O que há é a angústia de ver-se em frente à própria mortalidade. E a busca, talvez inconsciente, pelo conforto primal do seio familiar. Os afetos, porém, não são assim tão simples. Na impossibilidade de se abrir, aos poucos os íntimos diálogos à meia-luz — onde, por mais que houvessem cobranças e perguntas, também havia carinho — ganham tons mais espetaculares; tanto no conteúdo quanto na forma.

Nas possibilidades oferecidas pelo site-specific, as proximidades propostas e o espaço em si criam distintas relações construídas com o público. A potência poética da paisagem do Sesc Avenida Paulista também é bem utilizada; assim como alguns elementos técnicos à disposição. As transformações são constantes e, ao aproximar-se do final, “Apenas o Fim do Mundo” materializa a exposição e o mundo interior daquela família; concretizando no espaço os destroços não apenas deles mesmos; mas de toda a construção da alteridade entre eles.

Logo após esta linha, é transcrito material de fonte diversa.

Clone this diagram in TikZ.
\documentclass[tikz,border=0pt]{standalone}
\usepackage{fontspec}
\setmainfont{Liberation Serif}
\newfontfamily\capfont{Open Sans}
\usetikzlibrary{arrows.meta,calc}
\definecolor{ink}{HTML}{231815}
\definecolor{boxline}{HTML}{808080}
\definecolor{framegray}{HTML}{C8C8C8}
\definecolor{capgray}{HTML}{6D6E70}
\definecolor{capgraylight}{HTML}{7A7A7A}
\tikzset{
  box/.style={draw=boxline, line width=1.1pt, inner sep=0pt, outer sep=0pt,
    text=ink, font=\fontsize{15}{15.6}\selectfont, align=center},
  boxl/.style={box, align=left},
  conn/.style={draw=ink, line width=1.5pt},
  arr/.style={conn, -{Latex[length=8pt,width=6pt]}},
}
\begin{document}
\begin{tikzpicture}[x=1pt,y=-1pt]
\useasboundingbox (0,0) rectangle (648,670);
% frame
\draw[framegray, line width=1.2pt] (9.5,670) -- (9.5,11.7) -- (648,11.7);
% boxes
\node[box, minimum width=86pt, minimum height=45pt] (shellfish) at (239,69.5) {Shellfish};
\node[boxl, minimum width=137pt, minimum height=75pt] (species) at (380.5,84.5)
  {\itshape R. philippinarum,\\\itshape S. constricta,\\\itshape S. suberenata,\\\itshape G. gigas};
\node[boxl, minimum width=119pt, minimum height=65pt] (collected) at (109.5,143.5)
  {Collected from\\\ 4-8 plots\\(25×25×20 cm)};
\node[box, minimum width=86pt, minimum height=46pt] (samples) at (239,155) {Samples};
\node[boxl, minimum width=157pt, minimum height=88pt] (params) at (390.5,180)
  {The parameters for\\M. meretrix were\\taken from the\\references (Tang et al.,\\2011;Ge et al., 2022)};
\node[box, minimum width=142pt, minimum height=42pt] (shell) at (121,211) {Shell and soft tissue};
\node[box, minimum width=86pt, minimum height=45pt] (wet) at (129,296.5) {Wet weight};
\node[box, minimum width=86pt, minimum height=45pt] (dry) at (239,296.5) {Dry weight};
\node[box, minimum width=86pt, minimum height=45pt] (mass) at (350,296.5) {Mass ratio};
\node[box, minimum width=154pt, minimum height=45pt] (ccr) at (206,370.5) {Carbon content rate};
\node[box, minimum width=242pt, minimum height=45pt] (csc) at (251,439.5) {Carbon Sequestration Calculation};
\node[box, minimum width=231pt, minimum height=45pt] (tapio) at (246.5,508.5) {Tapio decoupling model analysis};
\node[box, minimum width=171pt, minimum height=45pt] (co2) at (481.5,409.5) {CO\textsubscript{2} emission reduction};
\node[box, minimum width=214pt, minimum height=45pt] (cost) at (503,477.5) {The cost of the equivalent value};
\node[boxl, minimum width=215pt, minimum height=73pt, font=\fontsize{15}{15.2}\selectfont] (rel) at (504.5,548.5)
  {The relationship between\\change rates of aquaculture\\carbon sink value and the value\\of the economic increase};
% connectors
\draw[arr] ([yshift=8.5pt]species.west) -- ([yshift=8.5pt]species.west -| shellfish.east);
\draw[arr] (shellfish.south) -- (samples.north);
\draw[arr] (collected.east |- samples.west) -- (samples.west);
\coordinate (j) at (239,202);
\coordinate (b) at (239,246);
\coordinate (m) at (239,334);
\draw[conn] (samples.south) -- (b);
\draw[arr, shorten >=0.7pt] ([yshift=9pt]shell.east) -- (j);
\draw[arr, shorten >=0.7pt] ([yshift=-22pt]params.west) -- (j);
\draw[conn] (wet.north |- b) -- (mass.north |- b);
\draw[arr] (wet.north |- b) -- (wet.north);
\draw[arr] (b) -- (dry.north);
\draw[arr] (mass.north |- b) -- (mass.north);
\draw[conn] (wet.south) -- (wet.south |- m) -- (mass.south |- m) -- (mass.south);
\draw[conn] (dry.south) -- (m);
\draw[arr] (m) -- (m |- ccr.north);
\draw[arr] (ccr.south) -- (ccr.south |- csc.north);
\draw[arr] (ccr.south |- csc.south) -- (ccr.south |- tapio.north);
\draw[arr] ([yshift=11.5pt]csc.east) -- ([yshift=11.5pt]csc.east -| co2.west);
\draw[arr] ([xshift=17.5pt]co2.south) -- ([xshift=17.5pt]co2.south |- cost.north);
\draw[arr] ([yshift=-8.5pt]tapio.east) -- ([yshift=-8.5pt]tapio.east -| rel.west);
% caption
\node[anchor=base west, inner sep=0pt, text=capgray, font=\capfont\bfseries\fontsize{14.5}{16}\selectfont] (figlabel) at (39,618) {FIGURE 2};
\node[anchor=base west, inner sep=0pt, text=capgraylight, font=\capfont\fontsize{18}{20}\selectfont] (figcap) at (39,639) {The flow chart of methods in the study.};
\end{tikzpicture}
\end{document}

A relação que se desenvolve entre aqueles que ficam e o que se foi tensiona quem somos e o que criamos do outro, daqueles próximos a nós. Quem se é, quem se vê ser; Como se constrói a si e como se constrói ao outro. Em seu retorno ao lar para preparar a derradeira partida, Luis fala mais ao público do que aos seus. O dado de deslocamento e de solidão se contrasta pela franca exposição de Antonio, Suzane e sua mãe. É apenas o fim de um mundo — ainda que em ensejos egoístas talvez todo moribundo desejasse que todos fossem consigo.

Independente de quem está ao nosso lado, o ser humano morre só. E a consciência de nossa fragilidade tem tons de domingo; daqueles que o tempo parece não passar, por bem ou por mal. É apenas o fim do mundo, e a cidade pulsa para fora dos vidros. Dentro de um ano, são muitos os domingos em nós.